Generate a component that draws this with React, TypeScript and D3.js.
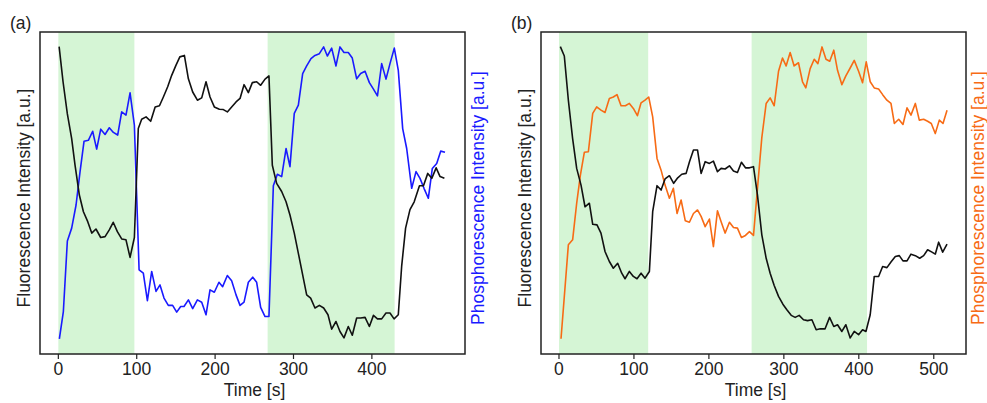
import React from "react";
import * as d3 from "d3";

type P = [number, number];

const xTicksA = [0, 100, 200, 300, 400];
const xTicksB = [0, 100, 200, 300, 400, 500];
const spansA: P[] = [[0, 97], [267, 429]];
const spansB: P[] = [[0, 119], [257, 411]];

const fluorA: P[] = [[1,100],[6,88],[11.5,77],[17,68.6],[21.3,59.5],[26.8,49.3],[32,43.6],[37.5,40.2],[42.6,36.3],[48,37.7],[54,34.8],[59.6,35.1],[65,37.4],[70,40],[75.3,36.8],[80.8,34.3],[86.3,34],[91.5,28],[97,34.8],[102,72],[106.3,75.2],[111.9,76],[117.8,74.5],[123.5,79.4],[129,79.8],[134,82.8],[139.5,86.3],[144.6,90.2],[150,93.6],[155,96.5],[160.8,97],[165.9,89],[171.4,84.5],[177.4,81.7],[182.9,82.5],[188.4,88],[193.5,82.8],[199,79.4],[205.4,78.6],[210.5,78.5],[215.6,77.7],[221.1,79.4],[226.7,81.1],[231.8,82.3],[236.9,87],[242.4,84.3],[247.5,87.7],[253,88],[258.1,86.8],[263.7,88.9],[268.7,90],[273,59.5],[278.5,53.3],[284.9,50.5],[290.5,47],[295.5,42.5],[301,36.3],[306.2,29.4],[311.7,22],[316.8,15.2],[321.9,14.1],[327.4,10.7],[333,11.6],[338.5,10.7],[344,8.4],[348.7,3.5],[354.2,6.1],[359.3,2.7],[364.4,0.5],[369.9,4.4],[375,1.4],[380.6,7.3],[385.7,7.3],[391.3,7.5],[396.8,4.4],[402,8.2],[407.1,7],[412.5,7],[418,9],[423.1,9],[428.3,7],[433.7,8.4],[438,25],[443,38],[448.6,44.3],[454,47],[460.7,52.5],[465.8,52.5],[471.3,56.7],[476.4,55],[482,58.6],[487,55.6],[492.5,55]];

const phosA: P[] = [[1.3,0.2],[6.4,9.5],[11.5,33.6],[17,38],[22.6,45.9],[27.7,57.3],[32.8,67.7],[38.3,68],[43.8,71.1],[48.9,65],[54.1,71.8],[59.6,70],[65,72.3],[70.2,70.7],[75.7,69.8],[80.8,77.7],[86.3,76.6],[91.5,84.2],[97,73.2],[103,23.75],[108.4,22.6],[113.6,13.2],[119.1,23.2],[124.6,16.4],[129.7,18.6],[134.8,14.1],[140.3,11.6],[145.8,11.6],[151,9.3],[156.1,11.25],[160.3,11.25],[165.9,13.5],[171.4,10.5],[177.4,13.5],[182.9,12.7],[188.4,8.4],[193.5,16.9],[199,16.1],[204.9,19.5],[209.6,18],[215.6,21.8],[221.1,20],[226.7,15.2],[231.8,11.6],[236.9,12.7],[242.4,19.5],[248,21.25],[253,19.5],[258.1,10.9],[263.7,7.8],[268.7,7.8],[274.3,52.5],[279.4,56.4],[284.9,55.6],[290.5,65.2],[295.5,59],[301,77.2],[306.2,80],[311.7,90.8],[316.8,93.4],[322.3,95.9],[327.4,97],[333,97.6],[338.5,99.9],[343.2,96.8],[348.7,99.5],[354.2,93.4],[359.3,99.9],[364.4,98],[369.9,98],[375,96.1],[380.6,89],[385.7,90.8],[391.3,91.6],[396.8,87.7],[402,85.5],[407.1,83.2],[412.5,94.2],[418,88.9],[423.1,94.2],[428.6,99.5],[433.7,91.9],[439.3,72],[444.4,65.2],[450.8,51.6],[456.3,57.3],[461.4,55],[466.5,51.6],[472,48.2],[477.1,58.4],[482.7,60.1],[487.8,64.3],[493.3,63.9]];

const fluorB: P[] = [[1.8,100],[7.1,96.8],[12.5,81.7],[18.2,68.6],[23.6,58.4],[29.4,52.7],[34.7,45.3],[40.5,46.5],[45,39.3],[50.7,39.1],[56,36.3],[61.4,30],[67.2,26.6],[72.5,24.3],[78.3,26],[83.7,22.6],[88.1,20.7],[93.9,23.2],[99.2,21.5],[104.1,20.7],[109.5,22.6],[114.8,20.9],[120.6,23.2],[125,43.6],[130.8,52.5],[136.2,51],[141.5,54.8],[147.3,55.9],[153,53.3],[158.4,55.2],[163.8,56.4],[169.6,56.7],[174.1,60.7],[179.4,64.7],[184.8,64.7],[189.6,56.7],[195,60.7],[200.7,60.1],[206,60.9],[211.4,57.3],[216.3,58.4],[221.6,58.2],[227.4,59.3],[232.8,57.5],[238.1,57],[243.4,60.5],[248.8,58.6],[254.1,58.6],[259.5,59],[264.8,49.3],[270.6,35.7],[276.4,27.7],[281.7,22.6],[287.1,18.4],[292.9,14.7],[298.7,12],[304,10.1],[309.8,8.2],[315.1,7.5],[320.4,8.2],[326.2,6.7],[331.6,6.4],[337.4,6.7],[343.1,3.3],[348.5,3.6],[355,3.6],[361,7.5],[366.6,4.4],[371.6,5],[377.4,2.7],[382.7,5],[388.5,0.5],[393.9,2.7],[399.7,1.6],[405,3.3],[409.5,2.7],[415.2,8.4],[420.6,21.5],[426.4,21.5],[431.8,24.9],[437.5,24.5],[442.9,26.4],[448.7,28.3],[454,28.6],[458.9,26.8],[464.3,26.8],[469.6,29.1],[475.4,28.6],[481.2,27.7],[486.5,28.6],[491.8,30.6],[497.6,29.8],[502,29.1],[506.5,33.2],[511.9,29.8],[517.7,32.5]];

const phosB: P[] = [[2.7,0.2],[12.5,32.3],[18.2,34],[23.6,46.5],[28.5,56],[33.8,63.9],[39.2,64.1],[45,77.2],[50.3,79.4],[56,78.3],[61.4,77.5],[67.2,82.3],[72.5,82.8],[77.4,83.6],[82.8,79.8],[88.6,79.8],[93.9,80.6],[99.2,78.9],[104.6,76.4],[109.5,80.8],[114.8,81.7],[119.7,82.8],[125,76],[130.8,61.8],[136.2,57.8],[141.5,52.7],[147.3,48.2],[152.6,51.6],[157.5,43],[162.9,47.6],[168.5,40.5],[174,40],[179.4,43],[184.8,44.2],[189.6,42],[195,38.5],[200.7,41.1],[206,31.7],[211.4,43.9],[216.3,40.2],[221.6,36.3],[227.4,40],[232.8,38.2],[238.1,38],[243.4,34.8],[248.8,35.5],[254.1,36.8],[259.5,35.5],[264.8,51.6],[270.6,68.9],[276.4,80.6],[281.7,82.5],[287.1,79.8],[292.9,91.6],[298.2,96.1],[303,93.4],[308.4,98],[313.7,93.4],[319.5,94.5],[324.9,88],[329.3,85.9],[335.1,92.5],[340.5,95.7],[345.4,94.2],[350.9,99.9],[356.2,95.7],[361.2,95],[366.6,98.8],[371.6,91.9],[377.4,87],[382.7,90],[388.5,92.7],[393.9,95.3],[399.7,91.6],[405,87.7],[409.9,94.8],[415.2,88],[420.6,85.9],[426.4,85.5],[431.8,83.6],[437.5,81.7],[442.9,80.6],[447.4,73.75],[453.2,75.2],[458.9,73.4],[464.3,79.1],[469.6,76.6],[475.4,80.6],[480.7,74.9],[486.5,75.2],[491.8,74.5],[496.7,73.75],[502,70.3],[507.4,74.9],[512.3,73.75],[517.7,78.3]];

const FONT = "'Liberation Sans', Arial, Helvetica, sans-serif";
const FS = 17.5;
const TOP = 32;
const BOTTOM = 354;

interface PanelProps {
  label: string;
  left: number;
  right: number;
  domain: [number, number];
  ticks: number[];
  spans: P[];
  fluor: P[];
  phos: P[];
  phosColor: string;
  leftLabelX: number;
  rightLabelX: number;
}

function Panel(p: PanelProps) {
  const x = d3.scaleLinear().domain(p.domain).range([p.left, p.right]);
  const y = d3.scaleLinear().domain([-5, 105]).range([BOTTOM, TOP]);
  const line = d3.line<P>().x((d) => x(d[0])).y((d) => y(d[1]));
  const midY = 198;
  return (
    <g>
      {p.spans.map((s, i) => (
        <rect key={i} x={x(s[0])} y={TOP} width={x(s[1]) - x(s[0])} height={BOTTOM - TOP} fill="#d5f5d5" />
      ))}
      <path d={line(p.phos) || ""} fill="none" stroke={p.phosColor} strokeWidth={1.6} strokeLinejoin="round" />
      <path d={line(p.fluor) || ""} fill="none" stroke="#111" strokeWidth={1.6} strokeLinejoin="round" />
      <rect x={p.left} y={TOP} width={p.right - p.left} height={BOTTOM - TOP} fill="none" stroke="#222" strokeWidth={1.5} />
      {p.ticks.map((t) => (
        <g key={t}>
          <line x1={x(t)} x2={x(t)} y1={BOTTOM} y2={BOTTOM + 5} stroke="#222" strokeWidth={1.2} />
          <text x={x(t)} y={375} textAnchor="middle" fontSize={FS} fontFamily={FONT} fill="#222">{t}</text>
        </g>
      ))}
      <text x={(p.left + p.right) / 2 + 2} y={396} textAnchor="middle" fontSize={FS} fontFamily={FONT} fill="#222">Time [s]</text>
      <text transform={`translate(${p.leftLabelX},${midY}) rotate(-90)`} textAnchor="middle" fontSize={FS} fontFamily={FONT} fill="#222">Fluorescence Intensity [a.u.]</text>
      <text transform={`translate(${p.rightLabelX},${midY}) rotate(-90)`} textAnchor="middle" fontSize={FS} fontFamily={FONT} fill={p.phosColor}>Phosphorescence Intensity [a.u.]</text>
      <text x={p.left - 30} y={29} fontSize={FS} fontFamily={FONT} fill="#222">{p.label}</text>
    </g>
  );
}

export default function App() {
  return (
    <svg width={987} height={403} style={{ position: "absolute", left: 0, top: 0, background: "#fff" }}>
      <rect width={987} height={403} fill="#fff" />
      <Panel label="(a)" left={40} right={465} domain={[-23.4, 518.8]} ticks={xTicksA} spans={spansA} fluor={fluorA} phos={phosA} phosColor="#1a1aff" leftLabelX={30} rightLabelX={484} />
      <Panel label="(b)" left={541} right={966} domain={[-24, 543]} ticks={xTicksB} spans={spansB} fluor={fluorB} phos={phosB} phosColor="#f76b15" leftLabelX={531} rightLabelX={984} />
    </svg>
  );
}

_ _ _ _ _

### [GIVEN EXERCISE]
Give back exactly the lines from the first line of the data through the line with "const spansB: P[] = [[0, 119], [257, 411]];", pictures excluded.

### [COMPLETE RESPONSE]
Generate a component that draws this with React, TypeScript and D3.js.
import React from "react";
import * as d3 from "d3";

type P = [number, number];

const xTicksA = [0, 100, 200, 300, 400];
const xTicksB = [0, 100, 200, 300, 400, 500];
const spansA: P[] = [[0, 97], [267, 429]];
const spansB: P[] = [[0, 119], [257, 411]];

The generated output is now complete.